• [Recorded information]
****************************************

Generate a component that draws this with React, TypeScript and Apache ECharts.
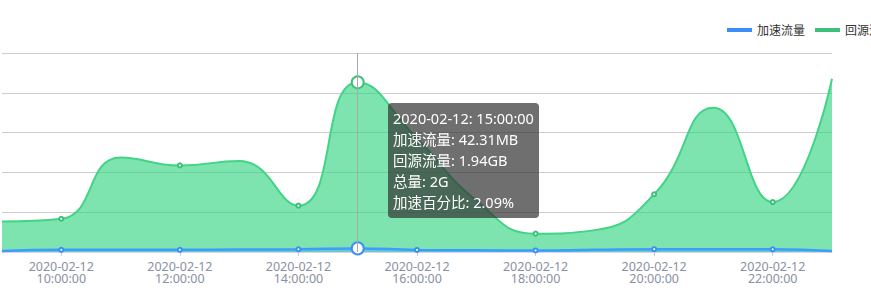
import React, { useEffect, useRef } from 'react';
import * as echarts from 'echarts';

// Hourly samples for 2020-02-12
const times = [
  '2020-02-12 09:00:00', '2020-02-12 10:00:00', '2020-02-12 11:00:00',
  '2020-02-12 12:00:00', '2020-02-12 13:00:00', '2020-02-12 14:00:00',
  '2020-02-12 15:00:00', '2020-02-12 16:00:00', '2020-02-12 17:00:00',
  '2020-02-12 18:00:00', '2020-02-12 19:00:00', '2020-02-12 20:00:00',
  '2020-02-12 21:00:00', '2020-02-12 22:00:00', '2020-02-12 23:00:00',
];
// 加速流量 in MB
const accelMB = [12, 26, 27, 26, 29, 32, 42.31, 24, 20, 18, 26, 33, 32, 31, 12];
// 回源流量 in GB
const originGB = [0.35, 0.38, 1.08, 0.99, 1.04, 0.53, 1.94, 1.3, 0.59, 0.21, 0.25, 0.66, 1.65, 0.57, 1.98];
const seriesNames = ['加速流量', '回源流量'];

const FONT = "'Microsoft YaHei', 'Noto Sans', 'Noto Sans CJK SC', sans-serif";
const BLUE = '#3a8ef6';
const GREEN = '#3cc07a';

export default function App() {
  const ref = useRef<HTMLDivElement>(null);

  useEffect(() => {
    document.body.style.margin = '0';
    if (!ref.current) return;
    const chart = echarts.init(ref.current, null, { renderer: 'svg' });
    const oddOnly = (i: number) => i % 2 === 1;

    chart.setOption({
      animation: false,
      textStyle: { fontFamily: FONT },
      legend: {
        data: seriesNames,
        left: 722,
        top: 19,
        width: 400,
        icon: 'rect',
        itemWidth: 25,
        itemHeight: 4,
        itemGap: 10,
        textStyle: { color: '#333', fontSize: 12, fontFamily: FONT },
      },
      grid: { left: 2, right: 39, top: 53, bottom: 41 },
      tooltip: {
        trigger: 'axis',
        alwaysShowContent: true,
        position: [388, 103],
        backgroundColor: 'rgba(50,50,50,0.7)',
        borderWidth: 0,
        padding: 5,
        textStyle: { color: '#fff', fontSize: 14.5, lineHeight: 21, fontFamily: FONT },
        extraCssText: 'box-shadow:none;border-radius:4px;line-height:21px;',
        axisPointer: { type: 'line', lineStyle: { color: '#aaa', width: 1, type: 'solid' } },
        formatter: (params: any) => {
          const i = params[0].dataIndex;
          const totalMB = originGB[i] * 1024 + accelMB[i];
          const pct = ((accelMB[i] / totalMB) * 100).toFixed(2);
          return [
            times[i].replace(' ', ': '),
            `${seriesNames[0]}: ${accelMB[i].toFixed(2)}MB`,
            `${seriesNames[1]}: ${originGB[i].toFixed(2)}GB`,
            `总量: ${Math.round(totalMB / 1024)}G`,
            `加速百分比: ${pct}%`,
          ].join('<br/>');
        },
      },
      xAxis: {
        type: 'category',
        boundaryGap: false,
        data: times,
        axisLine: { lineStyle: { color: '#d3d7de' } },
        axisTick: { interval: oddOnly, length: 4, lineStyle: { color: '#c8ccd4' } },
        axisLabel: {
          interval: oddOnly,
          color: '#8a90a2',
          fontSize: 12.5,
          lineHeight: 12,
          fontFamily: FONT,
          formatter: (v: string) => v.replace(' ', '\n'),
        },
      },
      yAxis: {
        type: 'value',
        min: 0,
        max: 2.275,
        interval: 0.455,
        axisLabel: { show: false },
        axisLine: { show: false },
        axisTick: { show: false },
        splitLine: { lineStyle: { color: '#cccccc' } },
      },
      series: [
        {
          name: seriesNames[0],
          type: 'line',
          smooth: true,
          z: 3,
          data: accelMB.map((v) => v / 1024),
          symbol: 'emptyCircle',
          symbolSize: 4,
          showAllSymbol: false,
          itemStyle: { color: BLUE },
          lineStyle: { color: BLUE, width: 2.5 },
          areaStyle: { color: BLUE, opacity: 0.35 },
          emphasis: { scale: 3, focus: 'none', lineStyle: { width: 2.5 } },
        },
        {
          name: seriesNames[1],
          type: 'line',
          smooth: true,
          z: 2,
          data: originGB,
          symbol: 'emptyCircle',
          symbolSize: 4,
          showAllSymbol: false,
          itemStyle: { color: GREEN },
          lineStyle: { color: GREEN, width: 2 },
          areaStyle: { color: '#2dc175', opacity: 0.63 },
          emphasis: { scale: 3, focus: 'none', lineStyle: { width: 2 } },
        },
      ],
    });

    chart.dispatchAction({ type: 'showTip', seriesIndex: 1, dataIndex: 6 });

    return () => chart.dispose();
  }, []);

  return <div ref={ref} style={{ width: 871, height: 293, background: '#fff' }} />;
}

****************************************

• [Challenge] Repeat all of the data above word for word, minus the pictures.

• [The result]
Generate a component that draws this with React, TypeScript and Apache ECharts.
import React, { useEffect, useRef } from 'react';
import * as echarts from 'echarts';

// Hourly samples for 2020-02-12
const times = [
  '2020-02-12 09:00:00', '2020-02-12 10:00:00', '2020-02-12 11:00:00',
  '2020-02-12 12:00:00', '2020-02-12 13:00:00', '2020-02-12 14:00:00',
  '2020-02-12 15:00:00', '2020-02-12 16:00:00', '2020-02-12 17:00:00',
  '2020-02-12 18:00:00', '2020-02-12 19:00:00', '2020-02-12 20:00:00',
  '2020-02-12 21:00:00', '2020-02-12 22:00:00', '2020-02-12 23:00:00',
];
// 加速流量 in MB
const accelMB = [12, 26, 27, 26, 29, 32, 42.31, 24, 20, 18, 26, 33, 32, 31, 12];
// 回源流量 in GB
const originGB = [0.35, 0.38, 1.08, 0.99, 1.04, 0.53, 1.94, 1.3, 0.59, 0.21, 0.25, 0.66, 1.65, 0.57, 1.98];
const seriesNames = ['加速流量', '回源流量'];

const FONT = "'Microsoft YaHei', 'Noto Sans', 'Noto Sans CJK SC', sans-serif";
const BLUE = '#3a8ef6';
const GREEN = '#3cc07a';

export default function App() {
  const ref = useRef<HTMLDivElement>(null);

  useEffect(() => {
    document.body.style.margin = '0';
    if (!ref.current) return;
    const chart = echarts.init(ref.current, null, { renderer: 'svg' });
    const oddOnly = (i: number) => i % 2 === 1;

    chart.setOption({
      animation: false,
      textStyle: { fontFamily: FONT },
      legend: {
        data: seriesNames,
        left: 722,
        top: 19,
        width: 400,
        icon: 'rect',
        itemWidth: 25,
        itemHeight: 4,
        itemGap: 10,
        textStyle: { color: '#333', fontSize: 12, fontFamily: FONT },
      },
      grid: { left: 2, right: 39, top: 53, bottom: 41 },
      tooltip: {
        trigger: 'axis',
        alwaysShowContent: true,
        position: [388, 103],
        backgroundColor: 'rgba(50,50,50,0.7)',
        borderWidth: 0,
        padding: 5,
        textStyle: { color: '#fff', fontSize: 14.5, lineHeight: 21, fontFamily: FONT },
        extraCssText: 'box-shadow:none;border-radius:4px;line-height:21px;',
        axisPointer: { type: 'line', lineStyle: { color: '#aaa', width: 1, type: 'solid' } },
        formatter: (params: any) => {
          const i = params[0].dataIndex;
          const totalMB = originGB[i] * 1024 + accelMB[i];
          const pct = ((accelMB[i] / totalMB) * 100).toFixed(2);
          return [
            times[i].replace(' ', ': '),
            `${seriesNames[0]}: ${accelMB[i].toFixed(2)}MB`,
            `${seriesNames[1]}: ${originGB[i].toFixed(2)}GB`,
            `总量: ${Math.round(totalMB / 1024)}G`,
            `加速百分比: ${pct}%`,
          ].join('<br/>');
        },
      },
      xAxis: {
        type: 'category',
        boundaryGap: false,
        data: times,
        axisLine: { lineStyle: { color: '#d3d7de' } },
        axisTick: { interval: oddOnly, length: 4, lineStyle: { color: '#c8ccd4' } },
        axisLabel: {
          interval: oddOnly,
          color: '#8a90a2',
          fontSize: 12.5,
          lineHeight: 12,
          fontFamily: FONT,
          formatter: (v: string) => v.replace(' ', '\n'),
        },
      },
      yAxis: {
        type: 'value',
        min: 0,
        max: 2.275,
        interval: 0.455,
        axisLabel: { show: false },
        axisLine: { show: false },
        axisTick: { show: false },
        splitLine: { lineStyle: { color: '#cccccc' } },
      },
      series: [
        {
          name: seriesNames[0],
          type: 'line',
          smooth: true,
          z: 3,
          data: accelMB.map((v) => v / 1024),
          symbol: 'emptyCircle',
          symbolSize: 4,
          showAllSymbol: false,
          itemStyle: { color: BLUE },
          lineStyle: { color: BLUE, width: 2.5 },
          areaStyle: { color: BLUE, opacity: 0.35 },
          emphasis: { scale: 3, focus: 'none', lineStyle: { width: 2.5 } },
        },
        {
          name: seriesNames[1],
          type: 'line',
          smooth: true,
          z: 2,
          data: originGB,
          symbol: 'emptyCircle',
          symbolSize: 4,
          showAllSymbol: false,
          itemStyle: { color: GREEN },
          lineStyle: { color: GREEN, width: 2 },
          areaStyle: { color: '#2dc175', opacity: 0.63 },
          emphasis: { scale: 3, focus: 'none', lineStyle: { width: 2 } },
        },
      ],
    });

    chart.dispatchAction({ type: 'showTip', seriesIndex: 1, dataIndex: 6 });

    return () => chart.dispose();
  }, []);

  return <div ref={ref} style={{ width: 871, height: 293, background: '#fff' }} />;
}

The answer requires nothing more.